Based on these data, we used two statistical approaches to assess diagnostic consistency in ALS.

First, we performed the multivariate analysis PCA on the 17 metabolites detected by 1H NMR spectroscopy to provide a metabolic signature for ALS. The scatter plot of PCA results derived from the NMR spectra discriminated between ALS and non-ALS populations. Of the metabolites responsible for the observed separation on the PCA score plot, we found the same discriminating metabolites as found using univariate analysis.

A discriminant analysis was performed to predict the classification of ALS and non-ALS patients. The predictive power was superior to 80%, sufficient to consider this panel of metabolites useful in clinical practice. To our knowledge, Rozen et al. [8] were the first and the only investigators to conduct a metabolomic study using a multivariate approach. They studied perturbations of the blood metabolome of 28 patients with motor neuron diseases (MND) and 30 healthy controls using high performance liquid chromatography. Of over 317 metabolites, they identified 50 that were elevated in MND patients and 70 that were decreased (p<0.05). Similar to our study, they separated MND patients from controls using multivariate regression techniques.

This study demonstrates that 1H NMR spectroscopy combined with multivariate analysis can detect changes in the concentrations of some CSF metabolites in ALS, and highlights specific metabolic pathway perturbations. Moreover to our knowledge, this study is s the first to provide a diagnostic predictive power better than 80%. However, the composition of CSF may not be the direct consequence of metabolism in neurones and astrocytes, due in part to the role of other independent factors such as BBB transporters and release of metabolites from endothelial cells.

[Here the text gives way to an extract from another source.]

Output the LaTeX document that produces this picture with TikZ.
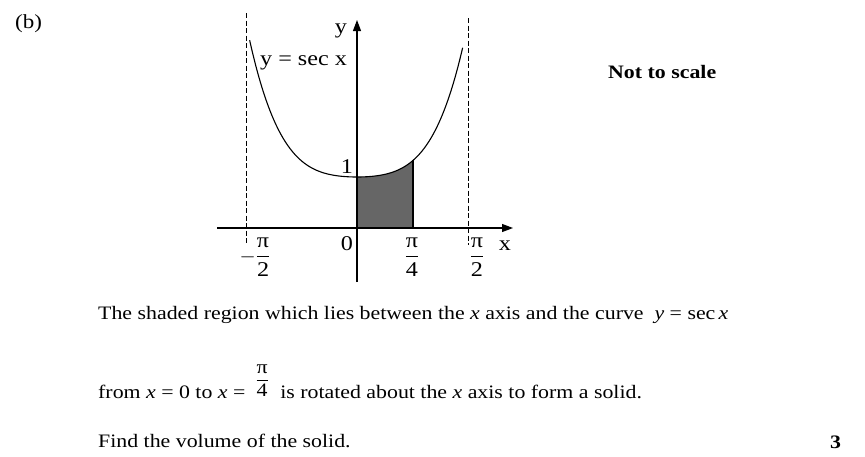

Despite the invasiveness of lumbar puncture, the benefits of a correct diagnosis based on CSF component analysis may outweigh the risk of the puncture procedure. [32] Future studies may reach improved sensitivity and specificity by comparing blood and CSF metabolites and discriminating the disturbances of metabolism in blood from brain.

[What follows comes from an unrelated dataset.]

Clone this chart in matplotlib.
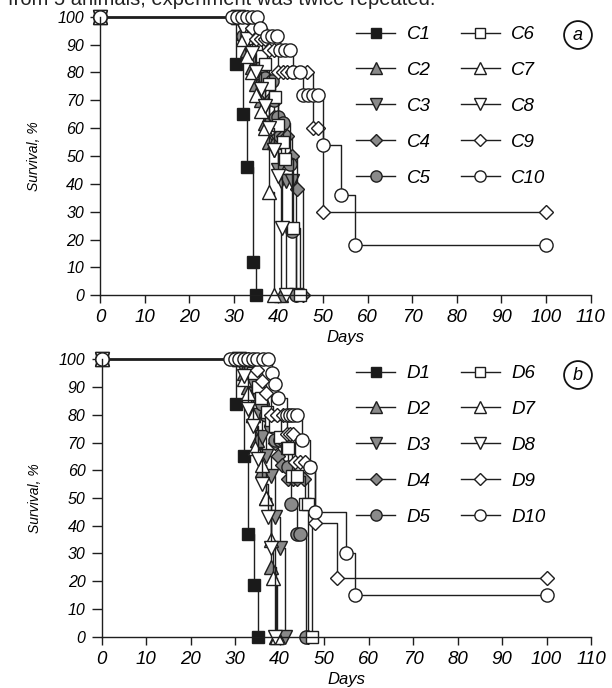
import numpy as np
import matplotlib
matplotlib.use("Agg")
import matplotlib.pyplot as plt

plt.rcParams["font.family"] = ["Liberation Sans", "DejaVu Sans"]
plt.rcParams["font.style"] = "italic"

# ---- data (days, survival %) ----
c_days = [
    [0, 30.5, 32, 33, 34.2, 35],
    [0, 31, 32, 33, 34, 35, 36, 37, 38, 39, 40.5],
    [0, 31, 32, 33, 34, 35, 36, 37, 38, 39, 40, 40.6, 41.8, 43, 44],
    [0, 31, 33, 34, 35, 36, 37, 38, 39, 40, 41, 42, 43, 44.2, 45.5],
    [0, 31, 32, 33, 34, 35, 36, 37, 38.5, 39, 40, 41, 42.6, 43, 44],
    [0, 31, 33, 34, 35, 36, 37, 38, 39.2, 40, 41, 41.5, 43.3, 44.8],
    [0, 31, 32, 33, 34, 35, 36, 37, 38, 39],
    [0, 31, 32, 33, 34, 35, 36, 37, 38, 39, 40, 40.7, 41.8],
    [0, 31, 33, 34, 35, 36, 37, 38, 39, 40, 41, 42, 43, 46.5, 47.8, 48.9, 50, 100],
    [0, 29.6, 30.7, 31.8, 32.9, 34.1, 35.2, 35.9, 37.4, 38.5, 39.6, 40.3, 41.4, 42.6,
     43.3, 44.8, 45.6, 46.7, 47.8, 48.9, 50.1, 54, 57.2, 100],
]
c_surv = [
    [100, 83, 65, 46, 12, 0],
    [100, 100, 94, 88, 82, 76, 70, 62, 55, 55, 0],
    [100, 100, 96, 92, 86, 80, 74, 68, 62, 52, 45, 41, 41, 41, 0],
    [100, 100, 96, 90, 86, 80, 76, 70, 64, 57, 57, 57, 50, 38, 0],
    [100, 100, 93, 93, 88, 85, 82, 78, 77, 70, 64, 62, 47, 23, 0],
    [100, 100, 96, 92, 88, 86, 83, 76, 71, 61, 55, 49, 24, 0],
    [100, 100, 92, 86, 80, 72, 66, 60, 37, 0],
    [100, 100, 96, 92, 87, 80, 74, 68, 60, 52, 43, 24, 0],
    [100, 100, 100, 96, 92, 92, 92, 88, 88, 80, 80, 80, 80, 80, 60, 60, 30, 30],
    [100, 100, 100, 100, 100, 100, 100, 96, 93, 93, 93, 88, 88, 88,
     80, 80, 72, 72, 72, 72, 54, 36, 18, 18],
]

d_days = [
    [0, 30.2, 32, 33, 34.2, 35.2],
    [0, 31, 32, 33, 34, 35, 36, 37, 38, 39.2],
    [0, 31, 32, 33, 34, 35, 36, 37, 38, 39, 40, 41.3],
    [0, 31, 33, 34, 35, 36, 37, 38, 39, 39.7, 40.5, 41.9, 43, 44, 45.5, 46.5],
    [0, 31, 33, 34, 35, 36, 37, 38, 39, 40, 41, 42, 42.5, 43.9, 44.5, 46],
    [0, 31, 33, 34, 35.2, 35.9, 37.3, 38, 39, 40, 41.6, 42, 42.9, 44, 45.7, 46.5, 47.2],
    [0, 31, 32, 32.9, 34, 34.5, 36, 37, 38, 38.6, 39.5],
    [0, 31, 32, 33, 34, 35.2, 36, 37.5, 38, 39],
    [0, 31, 33, 35, 36, 37, 38.2, 39.4, 40.8, 41.7, 42.4, 43, 43.5, 44.6, 45.7, 48, 52.9, 100],
    [0, 28.9, 30, 31, 32, 33, 34, 35, 36.3, 37.5, 38.3, 39, 39.7, 41.6, 42.4, 43.1,
     43.9, 45, 46.9, 47.9, 55, 56.9, 100],
]
d_surv = [
    [100, 84, 65, 37, 18.5, 0],
    [100, 100, 95, 90, 80, 71, 60, 50, 25, 0],
    [100, 100, 96, 92, 86, 80, 72, 65, 58, 43, 32, 0],
    [100, 100, 96, 92, 88, 84, 80, 76, 70, 65, 62, 57, 57, 57, 57, 0],
    [100, 100, 96, 92, 88, 84, 80, 76, 71, 71, 71, 61, 48, 37, 37, 0],
    [100, 100, 100, 95, 90, 86, 81, 78, 76, 72, 68, 68, 58, 58, 48, 48, 0],
    [100, 100, 93, 88, 80, 68, 62, 50, 35, 21, 0],
    [100, 100, 94, 82, 76, 64, 55, 43, 32, 0],
    [100, 100, 100, 96, 92, 88, 80, 80, 80, 73, 73, 73, 63, 63, 63, 41, 21, 21],
    [100, 100, 100, 100, 100, 100, 100, 100, 100, 100, 95, 91, 86, 80, 80, 80,
     80, 71, 61, 45, 30, 15, 15],
]

c_labels = ["C%d" % i for i in range(1, 11)]
d_labels = ["D%d" % i for i in range(1, 11)]
x_ticks = list(range(0, 111, 10))
y_ticks = list(range(0, 101, 10))

# marker, face colour, size
styles = [("s", "#1a1a1a", 9), ("^", "#8a8a8a", 9.5), ("v", "#8a8a8a", 9.5),
          ("D", "#8a8a8a", 7), ("o", "#8a8a8a", 9.5), ("s", "white", 9),
          ("^", "white", 9.5), ("v", "white", 9.5), ("D", "white", 7),
          ("o", "white", 9.5)]

LINE = "#1e1e1e"


def draw_panel(ax, days, surv, labels, legend_anchor):
    for (mk, fc, ms), x, y, lab in zip(styles, days, surv, labels):
        ax.plot(x, y, drawstyle="steps-post", color=LINE, lw=1.0,
                marker=mk, markerfacecolor=fc, markeredgecolor=LINE,
                markeredgewidth=1.0, markersize=ms, label=lab, clip_on=False)
    ax.set_xlim(0, 110)
    ax.set_ylim(0, 100)
    for s in ["top", "right"]:
        ax.spines[s].set_visible(False)
    for s in ["left", "bottom"]:
        ax.spines[s].set_color(LINE)
        ax.spines[s].set_linewidth(1.0)
    ax.set_xticks(x_ticks)
    ax.set_yticks(y_ticks)
    ax.tick_params(direction="out", width=1.0, color=LINE)
    ax.tick_params(axis="x", length=6, pad=4, labelsize=13.5)
    ax.tick_params(axis="y", length=7.5, pad=4, labelsize=11.5)
    ax.set_xlabel("Days", fontsize=12, labelpad=3)
    ax.set_ylabel("Survival, %", fontsize=10, labelpad=12)
    ax.legend(ncol=2, loc="upper left", bbox_to_anchor=legend_anchor,
              bbox_transform=fig.transFigure, frameon=False,
              prop={"size": 13.5},
              handlelength=2.1, handletextpad=0.6, columnspacing=1.6,
              labelspacing=1.0, markerscale=0.85, borderpad=0,
              borderaxespad=0)


fig = plt.figure(figsize=(6.12, 6.88), dpi=100)
W, H = 612.0, 688.0
ax_a = fig.add_axes([100 / W, 1 - 295.3 / H, 490.6 / W, 278.6 / H])
ax_b = fig.add_axes([101.5 / W, 1 - 636.7 / H, 489.5 / W, 277.4 / H])

draw_panel(ax_a, c_days, c_surv, c_labels, (356 / W, 1 - 26 / H))
draw_panel(ax_b, d_days, d_surv, d_labels, (356 / W, 1 - 365 / H))

for lab, yc in [("a", 35), ("b", 375)]:
    fig.text(578 / W, 1 - yc / H, lab, ha="center", va="center", fontsize=13,
             bbox=dict(boxstyle="circle,pad=0.3", fc="white", ec="#111111",
                       lw=1.3))

fig.text(8 / W, 1 - 5 / H, "from 5 animals, experiment was twice repeated.",
         ha="left", va="baseline", fontstyle="normal", fontsize=14.5,
         color="#222222")

fig.savefig("out.png", dpi=100)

To our knowledge, this study is the first one reporting in CSF the use of 1H NMR spectroscopy to explore metabolic pathways involved in the pathogenesis of ALS. Our data expand on previous studies and show promise that a biomarker panel could be developed for helping in the early diagnosis of ALS. Further studies with larger numbers of patients and controls, including other motor neuron diseases, will be crucial to validate this model and to assure its place in routine practice. It is also necessary to valid this panel of biomarkers in another cross-sectional study with a separate population, and of interest to perform a longitudinal study to determine predictive power of this model on disease progression.

A better understanding of heterogeneous genetic, biochemical and clinical features of ALS may help to define pathological profiles among ALS patients. This study focuses on the NMR profile, but we are aware that accuracy of early diagnosis of ALS will depend on combination of several approaches like imaging, electrophysiological and biological markers.